Em A Sombra de Stalin, seu protagonista, o ator londrino James Norton (da série McMáfia), arranca elogios na pele do repórter idealista que, após ter entrevistado Hitler (antes dos planos de dominação global do Führer), decide embarcar para a URSS atrás de uma exclusiva com Stalin. A dica de que há uma crise de fome em solo ucraniano arrasta Gareth até lá, onde descobre um esquema de corrupção com a bênção stalinista por trás da escassez de alimentos que mata milhares de pessoas.

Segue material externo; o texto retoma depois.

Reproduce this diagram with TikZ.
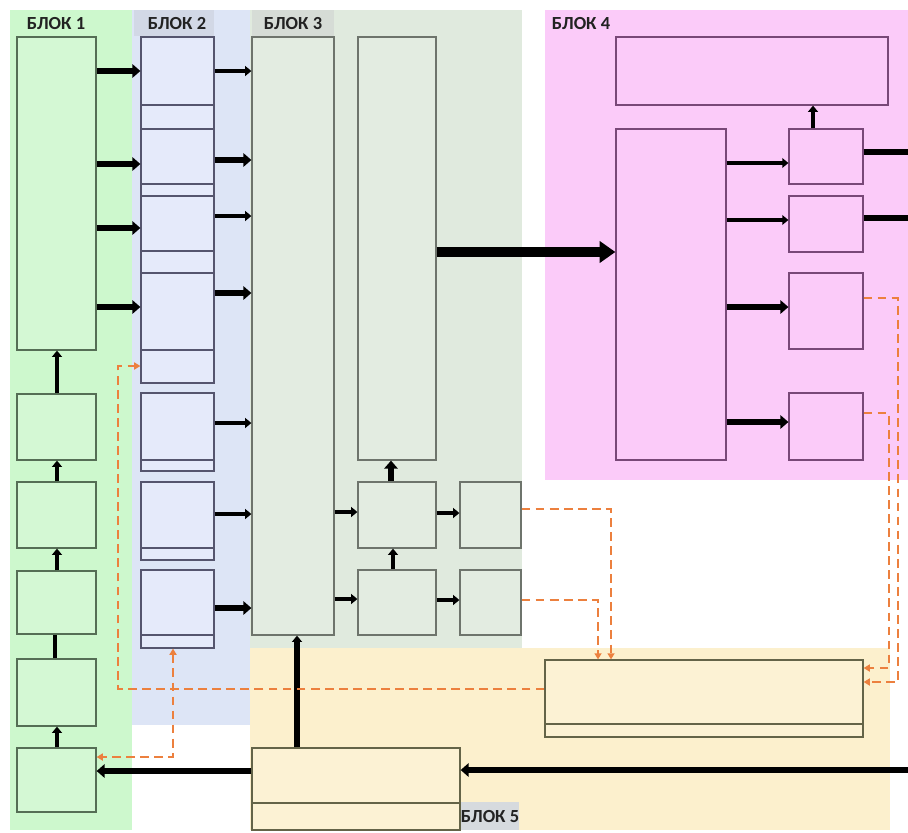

“Na cabeça de quem viu o alvorecer do século 20, até o Holocausto, poucos crimes se equiparam à decisão de Stalin de deixar aquela massa faminta. Hoje, depois que Stalin posou entre os vencedores da Segunda Guerra, seus atos são relativizados por uma parte da opinião pública russa, mas ele criou um zoológico humano”, disse Agnieszka. “Todos os pesadelos do mundo contemporâneo remontam ao esquecimento dos crimes do passado.”

Conhecida por sua abordagem clássica, sem medo de excessos melodramáticos, Agnieszka vem se debruçando sobre o que classifica como “o teatro de horrores” da Cortina de Ferro, tentando evocar a tradição do cinema polonês. Mas, no caso de O Charlatão, a estética checa do passado, anterior aos anos 1960, foi um parâmetro.

“A política matou o cinema checo. Estudei Cinema em uma época em que a Nova Onda Checa estava no auge. Ali, havia o que existia de mais sexy e ousado do cinema mundial, com diretores como Milos Forman renovando fórmulas. Eu me reportei a esse movimento ao filmar em solo checo agora, mas de um modo bem orgânico, pois as referências desses filmes nunca me saíram da cabeça”, disse Agnieszka. “Mostrar aquela velha Europa me deixa jovem.”

As informações são do jornal O Estado de S. Paulo.